Oireachtas Joint and Select Committees

Tuesday, 12 June 2018

Joint Oireachtas Committee on Agriculture, Food and the Marine

Island Fisheries (Heritage Licence) Bill 2017: Discussion (Resumed)

3:30 pm

Photo of Éamon Ó CuívÉamon Ó Cuív (Galway West, Fianna Fail) | Oireachtas source

I apologise that I was in the Dáil Chamber for part of the meeting. Tá fáilte roimh muintir na n-oileáin. I reiterate what I said earlier. They are sitting on an island with very limited resources. They have land and tourism and the sea. I accept what Deputy Ryan has said about controlled fishing. It has to be controlled. The boat might be small but it could still have a powerful ability to hoover up fish. There is a huge industry to be built out of this. With food, we are seeing more and more that people want to know where it comes from and that it is genuinely local. A lot of restaurants claim that all the food is local but sometimes I wonder. In this case, we can really connect it, certify it and get the extra cost.

I have been reading Dr. Brennan's statement. She hits the nail on the head about something that is often forgotten about human beings. There are things in people's heritage; some people love fishing, some love horse racing etc. In rural communities there are people who are attracted to farming, cattle or whatever was in the family even though they have other, better ways of earning a living in the objective sense of money. Not everything in life is money. One thing that is inbuilt in many islanders - not all - is a love of fishing and the sea and a very deep knowledge that cannot be acquired from a book. As Dr. Brennan said, they have dúchas. It is important to recognise that yearning in people to access what was accessed by those before them in a sustainable way. We have to factor that into our thinking. Not everything in life is pure economics.

When I went to the west of Ireland back in 1974, I was meant to be a farmers' co-op manager. I quickly came to the realisation that the kind of land we had in the west of Ireland would not sustain vibrant, young communities purely on the land. We developed a different model whereby every household had various sources of income. That also meant they were less vulnerable to changes, short-term unemployment and so on, because there was something to fall back on. Someone might have a day job, a farm and some tourist income. Combined together, the three made a very sustainable family income, if I may use that old-fashioned term, although none would have given the equivalent of a modern income on its own.

We often overlook the importance of small-scale fishing, even though 80% of our fishermen are in that category and of small-scale farming.
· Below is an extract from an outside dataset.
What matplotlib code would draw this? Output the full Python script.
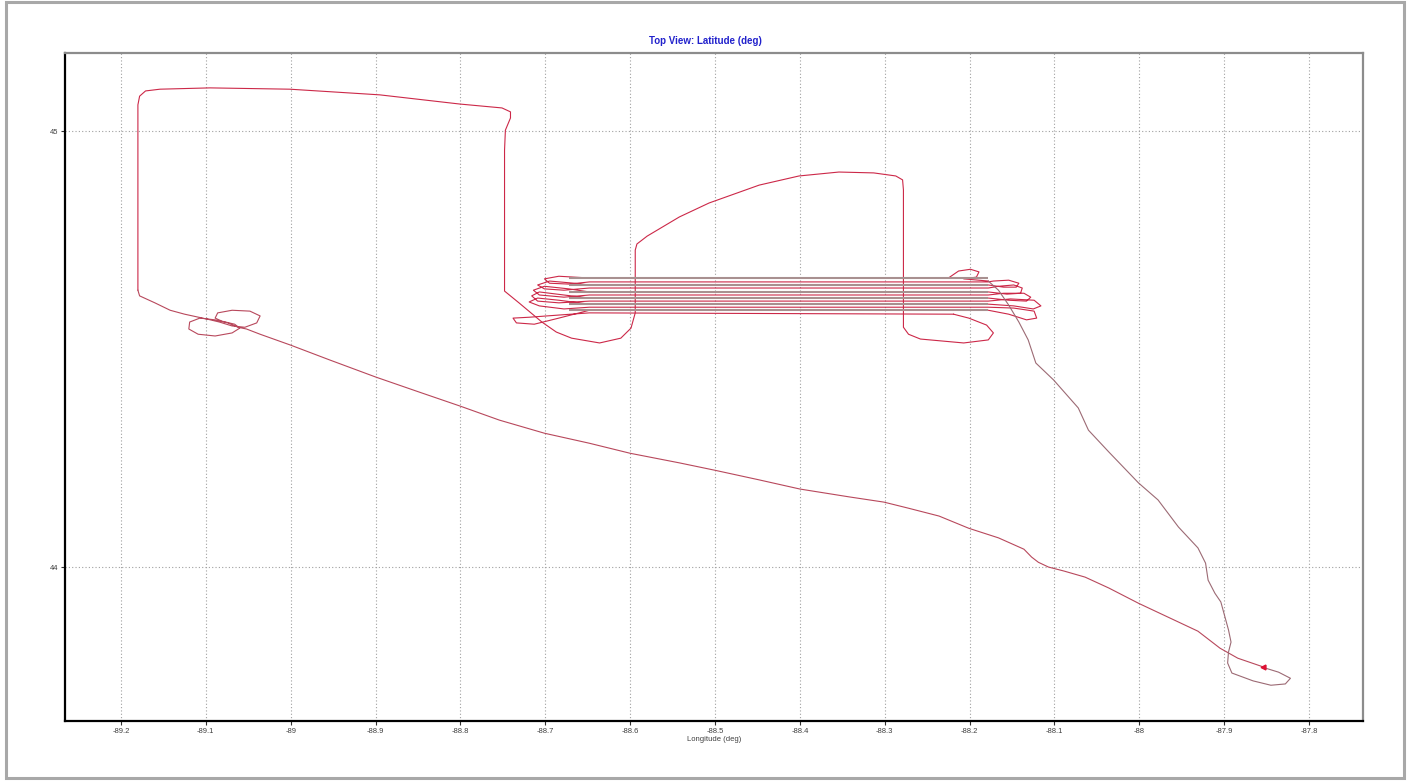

Both provide supplemental income which makes the difference between being on the bread line and having a reasonable standard of living. Obviously, building a house on one's own land is cheaper than having to buy a house on the open market. In that context, viable communities can be created but that will not be possible if we try to limit each household to one source of income. These areas are particularly open to the possibility of three or four sources of income per household, thus creating a sustainable family unit. If we do not give them access to the sea, however, that is not possible.